Upon filing a bankruptcy case, a bankruptcy estate is created. The bankruptcy estate becomes the “owner” of all property owned by the debtor when the petition was filed. For the consumer debtor this means that the trustee has control over your property while your case is pending. It is normal practice for the debtor to retain the property while the case moves along, so you won’t have to worry about turning over your stuff to the trustee unless you have property that is not exempt. Does your 401(k) become part of the bankruptcy estate?

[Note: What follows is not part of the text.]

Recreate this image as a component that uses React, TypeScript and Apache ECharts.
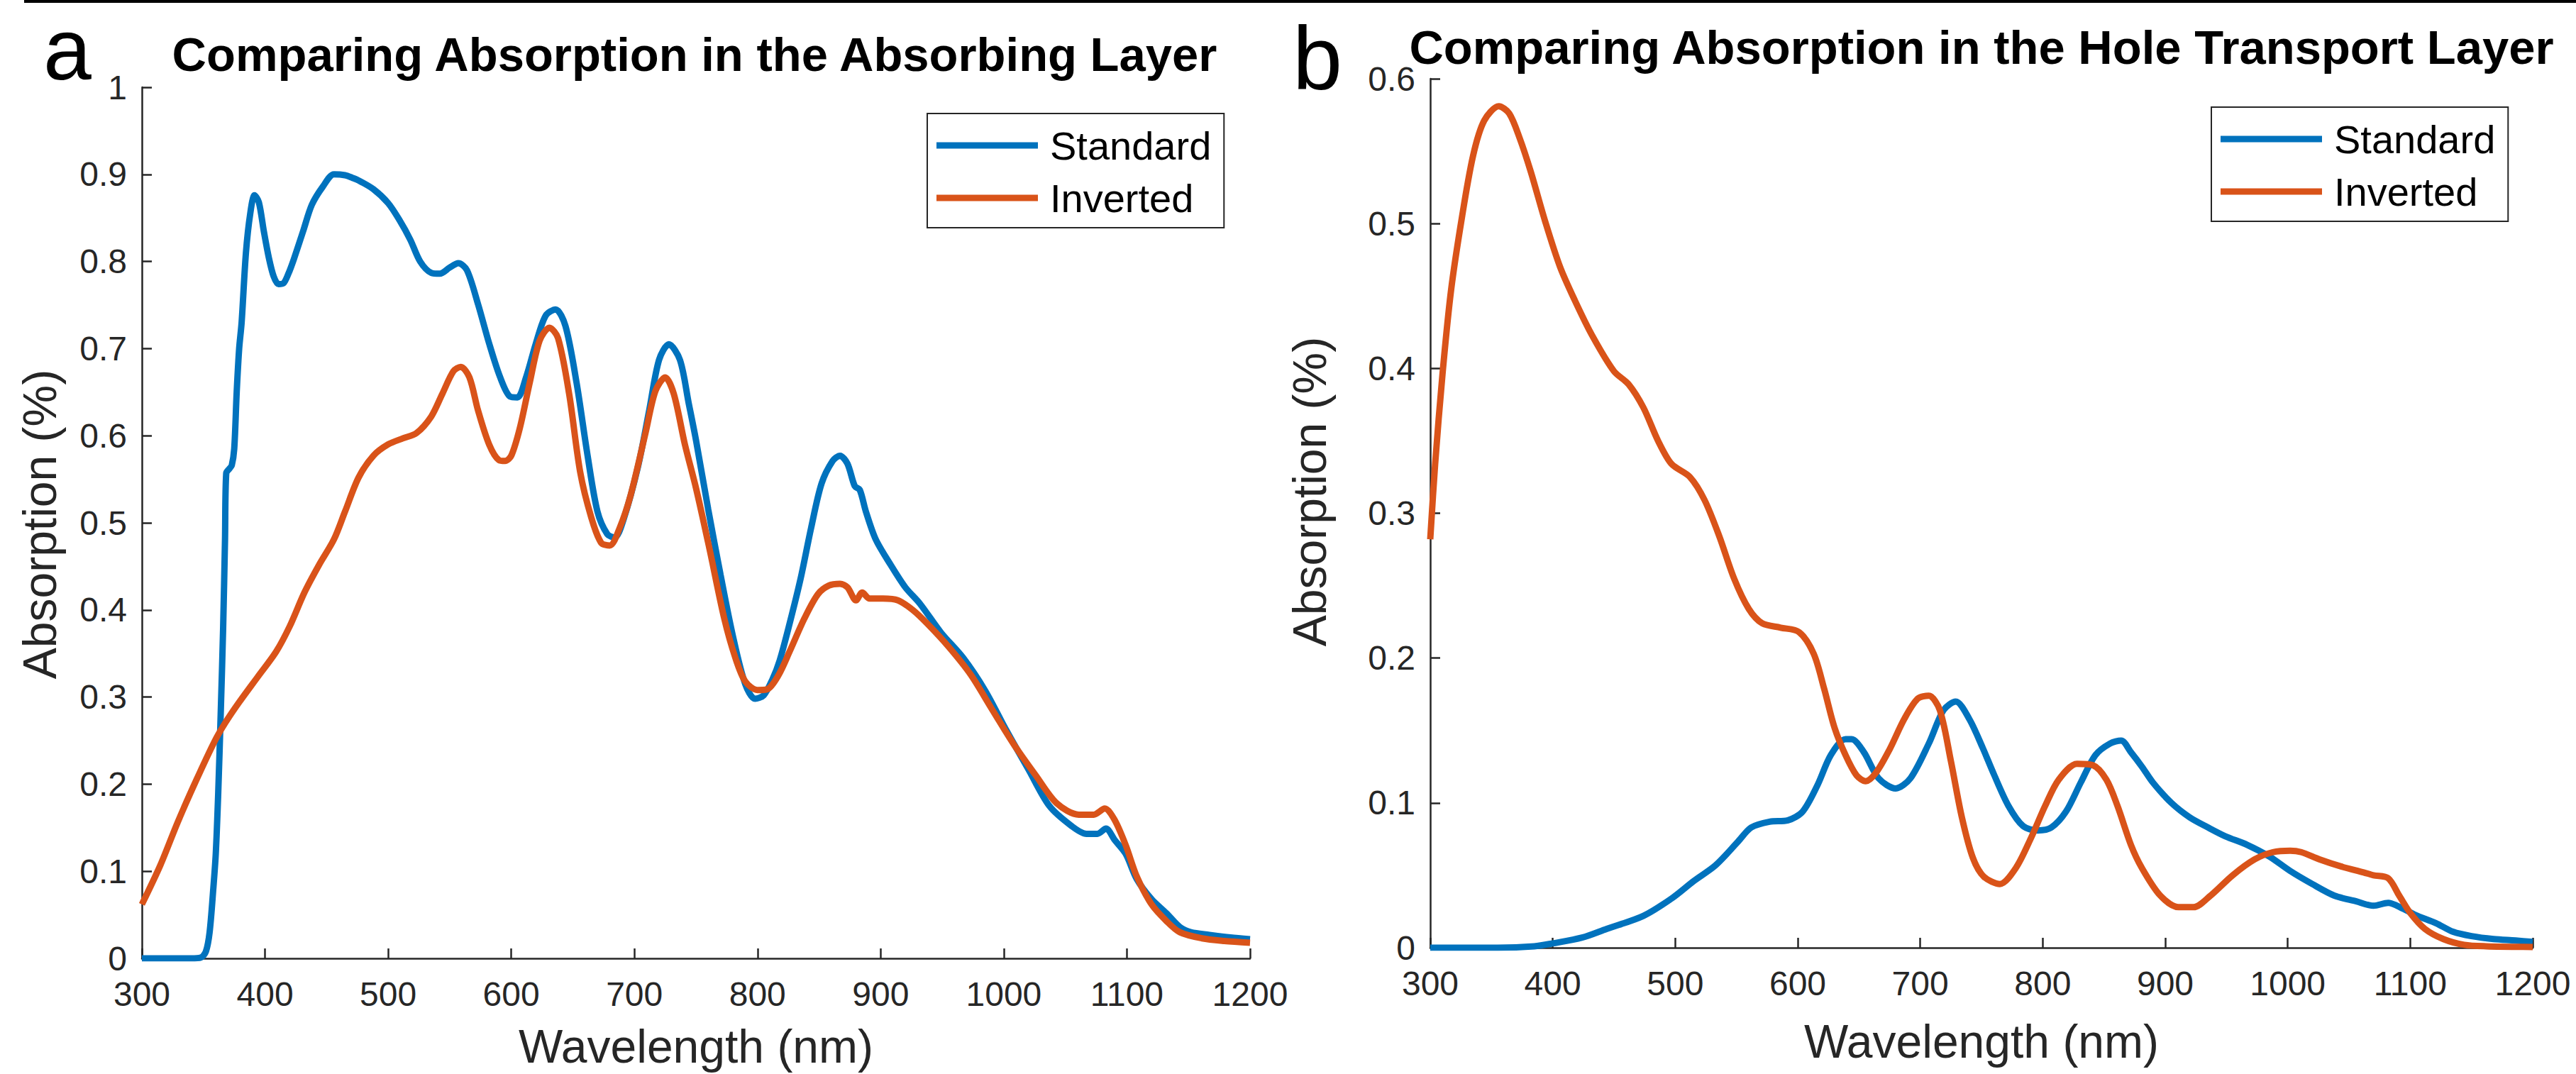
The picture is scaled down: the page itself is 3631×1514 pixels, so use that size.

It depends on whether it is “ERISA qualified” under the meaning of section 541(c)(2) of the Bankruptcy Code. Section 541(c)(2) provides: “A restriction on the transfer of a beneficial interest of the debtor in a trust that is enforceable under applicable non-bankruptcy law is enforceable in a case under the Bankruptcy Code.” Why is a restriction on the transfer of a trust or account relevant? In part because it prevents the sale of the property in satisfaction of creditors claims outside of bankruptcy. Section 541(c)(2) simply carries this protection in to the bankruptcy world. In order to realize a dividend to distribute to creditors, the trustee would have to sell the trust or account. This is prohibited by the plain language of ERISA qaulified 401(k) accounts which do not allow for assignability or transfer while the property is held in trust. You can’t transfer it and keep it in its current tax exempt form and creditors can’t take it in satisfaction of their claim.

In Patterson vs. Shumate, the Supreme court held that ERISA, a federal statute, qaulifies under the definition of applicable non-bankruptcy law. The Court held that ERISA mandated restrictions on the transfer of pensions and 401(k) accounts were the type of non-bankruptcy law to which section 541(c)(2) refers: “a debtor’s interest in an ERISA qaulified pension plan may be excluded from the property of the bankruptcy estate pursuant to 541(c)(2).”

The important lesson for consumers is that your 401(k), if ERISA qaulified, does not become part of the bankruptcy estate. It is not subject to liquidation by the trustee and you will be able to retain it through the bankruptcy process. Be sure to consult an attorney to determine whether your pension is ERISA qaulified.